# Objective
Reproduce the listing below exactly. Pictures do not belong in the copy.

# Data
==*==
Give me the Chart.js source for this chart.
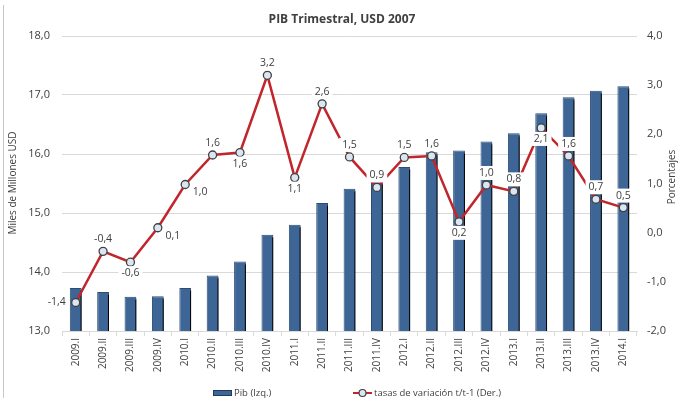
<!DOCTYPE html>
<html>
<head>
<meta charset="UTF-8">
<script src="https://cdn.jsdelivr.net/npm/chart.js"></script>
<style>
  body { margin: 0; background: white; }
  #wrap { width: 679px; height: 403px; }
</style>
</head>
<body>
<div id="wrap"><canvas id="chart" width="679" height="403"></canvas></div>
<script>
// datos
const quarters = ['2009.I','2009.II','2009.III','2009.IV','2010.I','2010.II','2010.III','2010.IV',
  '2011.I','2011.II','2011.III','2011.IV','2012.I','2012.II','2012.III','2012.IV',
  '2013.I','2013.II','2013.III','2013.IV','2014.I'];
const pib = [13.73, 13.66, 13.58, 13.59, 13.73, 13.94, 14.18, 14.63, 14.80, 15.17, 15.41,
  15.54, 15.78, 16.03, 16.06, 16.21, 16.35, 16.69, 16.96, 17.07, 17.15];
const tasas = [-1.42, -0.38, -0.60, 0.10, 0.98, 1.58, 1.63, 3.20, 1.12, 2.62, 1.54,
  0.92, 1.53, 1.56, 0.22, 0.97, 0.84, 2.13, 1.56, 0.68, 0.51];
const leftTicks = [13, 14, 15, 16, 17, 18];
const rightTicks = [-2, -1, 0, 1, 2, 3, 4];
// donde va cada etiqueta respecto al punto: a=arriba, b=abajo, l=izquierda, br=abajo-derecha
const labelPos = ['l','a','b','br','br','a','b','a','b','a','a','a','a','a','b','a','a','b','a','a','a'];

const TXT = '#404040';
const FONT = '"Open Sans", "Liberation Sans", sans-serif';
const fmt = v => v.toFixed(1).replace('.', ',');

const barShadow = {
  id: 'barShadow',
  beforeDatasetDraw(chart, args) {
    if (args.index !== 0) return;
    const ctx = chart.ctx;
    ctx.save();
    ctx.shadowColor = 'rgba(0,0,0,1)';
    ctx.shadowOffsetX = 3;
    ctx.shadowOffsetY = 2;
    ctx.shadowBlur = 0;
  },
  afterDatasetDraw(chart, args) {
    if (args.index !== 0) return;
    chart.ctx.restore();
  }
};

const extras = {
  id: 'extras',
  afterDatasetsDraw(chart) {
    const ctx = chart.ctx;
    const meta = chart.getDatasetMeta(1);
    ctx.save();
    ctx.font = '10.5px ' + FONT;
    ctx.textAlign = 'center';
    ctx.textBaseline = 'middle';
    meta.data.forEach((pt, i) => {
      const txt = fmt(tasas[i]);
      let x = pt.x, y = pt.y;
      const p = labelPos[i];
      if (p === 'a') y -= 12;
      else if (p === 'b') y += 11;
      else if (p === 'l') x -= 19;
      else if (p === 'br') { x += 15; y += 8; }
      const w = ctx.measureText(txt).width + 6;
      ctx.fillStyle = 'white';
      ctx.fillRect(x - w / 2, y - 7, w, 14);
      ctx.fillStyle = TXT;
      ctx.fillText(txt, x, y);
    });
    ctx.restore();
  },
  afterDraw(chart) {
    const ctx = chart.ctx;
    ctx.save();
    // marco izquierdo
    ctx.strokeStyle = '#c8c8c8';
    ctx.lineWidth = 1;
    ctx.beginPath();
    ctx.moveTo(3.5, 5);
    ctx.lineTo(3.5, 398);
    ctx.stroke();

    ctx.fillStyle = TXT;
    ctx.textBaseline = 'middle';
    ctx.textAlign = 'center';
    ctx.font = 'bold 12px ' + FONT;
    ctx.fillText('PIB Trimestral, USD 2007', 342, 20);

    ctx.font = '10px ' + FONT;
    ctx.save();
    ctx.translate(13, 183);
    ctx.rotate(-Math.PI / 2);
    ctx.fillText('Miles de Millones USD', 0, 0);
    ctx.restore();
    ctx.save();
    ctx.translate(672, 177);
    ctx.rotate(-Math.PI / 2);
    ctx.fillText('Porcentajes', 0, 0);
    ctx.restore();

    // leyenda
    const ly = 393;
    ctx.fillStyle = '#3d6596';
    ctx.fillRect(213, ly - 3, 19, 6);
    ctx.strokeStyle = '#1f3a5c';
    ctx.strokeRect(213.5, ly - 2.5, 18, 5);
    ctx.fillStyle = TXT;
    ctx.textAlign = 'left';
    ctx.font = '9.5px ' + FONT;
    ctx.fillText('Pib (Izq.)', 234, ly);

    ctx.strokeStyle = '#c0262c';
    ctx.lineWidth = 2;
    ctx.beginPath();
    ctx.moveTo(353, ly);
    ctx.lineTo(372, ly);
    ctx.stroke();
    ctx.beginPath();
    ctx.arc(362.5, ly, 3.5, 0, Math.PI * 2);
    ctx.fillStyle = '#dce6f2';
    ctx.fill();
    ctx.strokeStyle = '#404040';
    ctx.lineWidth = 1.2;
    ctx.stroke();
    ctx.fillStyle = TXT;
    ctx.fillText('tasas de variación t/t-1 (Der.)', 374, ly);
    ctx.restore();
  }
};

new Chart(document.getElementById('chart'), {
  data: {
    labels: quarters,
    datasets: [
      {
        type: 'bar',
        label: 'Pib (Izq.)',
        data: pib,
        yAxisID: 'y',
        backgroundColor: '#3d6596',
        borderColor: '#2c4d75',
        borderWidth: 1,
        barPercentage: 0.43,
        categoryPercentage: 1,
        order: 2
      },
      {
        type: 'line',
        label: 'tasas de variación t/t-1 (Der.)',
        data: tasas,
        yAxisID: 'y1',
        borderColor: '#c0262c',
        borderWidth: 2.5,
        pointRadius: 4,
        pointBackgroundColor: '#dce6f2',
        pointBorderColor: '#404040',
        pointBorderWidth: 1.3,
        tension: 0,
        order: 1
      }
    ]
  },
  options: {
    responsive: false,
    animation: false,
    layout: { padding: { top: 36, left: 0, right: 0, bottom: 0 } },
    plugins: { legend: { display: false }, title: { display: false }, tooltip: { enabled: false } },
    scales: {
      x: {
        offset: true,
        grid: { display: true, drawOnChartArea: false, drawTicks: true, tickLength: 5, offset: true, color: '#d9d9d9' },
        border: { display: true, color: '#d9d9d9' },
        ticks: { color: TXT, font: { size: 10, family: FONT }, minRotation: 90, maxRotation: 90, autoSkip: false, padding: 2 },
        afterFit(s) { s.height = 72; }
      },
      y: {
        position: 'left',
        min: 13, max: 18,
        afterBuildTicks(s) { s.ticks = leftTicks.map(v => ({ value: v })); },
        grid: { color: '#d9d9d9', drawTicks: false },
        border: { display: false },
        ticks: { color: TXT, font: { size: 11, family: FONT }, padding: 12, callback: v => fmt(v) },
        afterFit(s) { s.width = 62; }
      },
      y1: {
        position: 'right',
        min: -2, max: 4,
        afterBuildTicks(s) { s.ticks = rightTicks.map(v => ({ value: v })); },
        grid: { drawOnChartArea: false, drawTicks: false },
        border: { display: false },
        ticks: { color: TXT, font: { size: 11, family: FONT }, padding: 10, callback: v => fmt(v) },
        afterFit(s) { s.width = 42; }
      }
    }
  },
  plugins: [barShadow, extras]
});
</script>
</body>
</html>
==*==
# Full answer
Give me the Chart.js source for this chart.
<!DOCTYPE html>
<html>
<head>
<meta charset="UTF-8">
<script src="https://cdn.jsdelivr.net/npm/chart.js"></script>
<style>
  body { margin: 0; background: white; }
  #wrap { width: 679px; height: 403px; }
</style>
</head>
<body>
<div id="wrap"><canvas id="chart" width="679" height="403"></canvas></div>
<script>
// datos
const quarters = ['2009.I','2009.II','2009.III','2009.IV','2010.I','2010.II','2010.III','2010.IV',
  '2011.I','2011.II','2011.III','2011.IV','2012.I','2012.II','2012.III','2012.IV',
  '2013.I','2013.II','2013.III','2013.IV','2014.I'];
const pib = [13.73, 13.66, 13.58, 13.59, 13.73, 13.94, 14.18, 14.63, 14.80, 15.17, 15.41,
  15.54, 15.78, 16.03, 16.06, 16.21, 16.35, 16.69, 16.96, 17.07, 17.15];
const tasas = [-1.42, -0.38, -0.60, 0.10, 0.98, 1.58, 1.63, 3.20, 1.12, 2.62, 1.54,
  0.92, 1.53, 1.56, 0.22, 0.97, 0.84, 2.13, 1.56, 0.68, 0.51];
const leftTicks = [13, 14, 15, 16, 17, 18];
const rightTicks = [-2, -1, 0, 1, 2, 3, 4];
// donde va cada etiqueta respecto al punto: a=arriba, b=abajo, l=izquierda, br=abajo-derecha
const labelPos = ['l','a','b','br','br','a','b','a','b','a','a','a','a','a','b','a','a','b','a','a','a'];

const TXT = '#404040';
const FONT = '"Open Sans", "Liberation Sans", sans-serif';
const fmt = v => v.toFixed(1).replace('.', ',');

const barShadow = {
  id: 'barShadow',
  beforeDatasetDraw(chart, args) {
    if (args.index !== 0) return;
    const ctx = chart.ctx;
    ctx.save();
    ctx.shadowColor = 'rgba(0,0,0,1)';
    ctx.shadowOffsetX = 3;
    ctx.shadowOffsetY = 2;
    ctx.shadowBlur = 0;
  },
  afterDatasetDraw(chart, args) {
    if (args.index !== 0) return;
    chart.ctx.restore();
  }
};

const extras = {
  id: 'extras',
  afterDatasetsDraw(chart) {
    const ctx = chart.ctx;
    const meta = chart.getDatasetMeta(1);
    ctx.save();
    ctx.font = '10.5px ' + FONT;
    ctx.textAlign = 'center';
    ctx.textBaseline = 'middle';
    meta.data.forEach((pt, i) => {
      const txt = fmt(tasas[i]);
      let x = pt.x, y = pt.y;
      const p = labelPos[i];
      if (p === 'a') y -= 12;
      else if (p === 'b') y += 11;
      else if (p === 'l') x -= 19;
      else if (p === 'br') { x += 15; y += 8; }
      const w = ctx.measureText(txt).width + 6;
      ctx.fillStyle = 'white';
      ctx.fillRect(x - w / 2, y - 7, w, 14);
      ctx.fillStyle = TXT;
      ctx.fillText(txt, x, y);
    });
    ctx.restore();
  },
  afterDraw(chart) {
    const ctx = chart.ctx;
    ctx.save();
    // marco izquierdo
    ctx.strokeStyle = '#c8c8c8';
    ctx.lineWidth = 1;
    ctx.beginPath();
    ctx.moveTo(3.5, 5);
    ctx.lineTo(3.5, 398);
    ctx.stroke();

    ctx.fillStyle = TXT;
    ctx.textBaseline = 'middle';
    ctx.textAlign = 'center';
    ctx.font = 'bold 12px ' + FONT;
    ctx.fillText('PIB Trimestral, USD 2007', 342, 20);

    ctx.font = '10px ' + FONT;
    ctx.save();
    ctx.translate(13, 183);
    ctx.rotate(-Math.PI / 2);
    ctx.fillText('Miles de Millones USD', 0, 0);
    ctx.restore();
    ctx.save();
    ctx.translate(672, 177);
    ctx.rotate(-Math.PI / 2);
    ctx.fillText('Porcentajes', 0, 0);
    ctx.restore();

    // leyenda
    const ly = 393;
    ctx.fillStyle = '#3d6596';
    ctx.fillRect(213, ly - 3, 19, 6);
    ctx.strokeStyle = '#1f3a5c';
    ctx.strokeRect(213.5, ly - 2.5, 18, 5);
    ctx.fillStyle = TXT;
    ctx.textAlign = 'left';
    ctx.font = '9.5px ' + FONT;
    ctx.fillText('Pib (Izq.)', 234, ly);

    ctx.strokeStyle = '#c0262c';
    ctx.lineWidth = 2;
    ctx.beginPath();
    ctx.moveTo(353, ly);
    ctx.lineTo(372, ly);
    ctx.stroke();
    ctx.beginPath();
    ctx.arc(362.5, ly, 3.5, 0, Math.PI * 2);
    ctx.fillStyle = '#dce6f2';
    ctx.fill();
    ctx.strokeStyle = '#404040';
    ctx.lineWidth = 1.2;
    ctx.stroke();
    ctx.fillStyle = TXT;
    ctx.fillText('tasas de variación t/t-1 (Der.)', 374, ly);
    ctx.restore();
  }
};

new Chart(document.getElementById('chart'), {
  data: {
    labels: quarters,
    datasets: [
      {
        type: 'bar',
        label: 'Pib (Izq.)',
        data: pib,
        yAxisID: 'y',
        backgroundColor: '#3d6596',
        borderColor: '#2c4d75',
        borderWidth: 1,
        barPercentage: 0.43,
        categoryPercentage: 1,
        order: 2
      },
      {
        type: 'line',
        label: 'tasas de variación t/t-1 (Der.)',
        data: tasas,
        yAxisID: 'y1',
        borderColor: '#c0262c',
        borderWidth: 2.5,
        pointRadius: 4,
        pointBackgroundColor: '#dce6f2',
        pointBorderColor: '#404040',
        pointBorderWidth: 1.3,
        tension: 0,
        order: 1
      }
    ]
  },
  options: {
    responsive: false,
    animation: false,
    layout: { padding: { top: 36, left: 0, right: 0, bottom: 0 } },
    plugins: { legend: { display: false }, title: { display: false }, tooltip: { enabled: false } },
    scales: {
      x: {
        offset: true,
        grid: { display: true, drawOnChartArea: false, drawTicks: true, tickLength: 5, offset: true, color: '#d9d9d9' },
        border: { display: true, color: '#d9d9d9' },
        ticks: { color: TXT, font: { size: 10, family: FONT }, minRotation: 90, maxRotation: 90, autoSkip: false, padding: 2 },
        afterFit(s) { s.height = 72; }
      },
      y: {
        position: 'left',
        min: 13, max: 18,
        afterBuildTicks(s) { s.ticks = leftTicks.map(v => ({ value: v })); },
        grid: { color: '#d9d9d9', drawTicks: false },
        border: { display: false },
        ticks: { color: TXT, font: { size: 11, family: FONT }, padding: 12, callback: v => fmt(v) },
        afterFit(s) { s.width = 62; }
      },
      y1: {
        position: 'right',
        min: -2, max: 4,
        afterBuildTicks(s) { s.ticks = rightTicks.map(v => ({ value: v })); },
        grid: { drawOnChartArea: false, drawTicks: false },
        border: { display: false },
        ticks: { color: TXT, font: { size: 11, family: FONT }, padding: 10, callback: v => fmt(v) },
        afterFit(s) { s.width = 42; }
      }
    }
  },
  plugins: [barShadow, extras]
});
</script>
</body>
</html>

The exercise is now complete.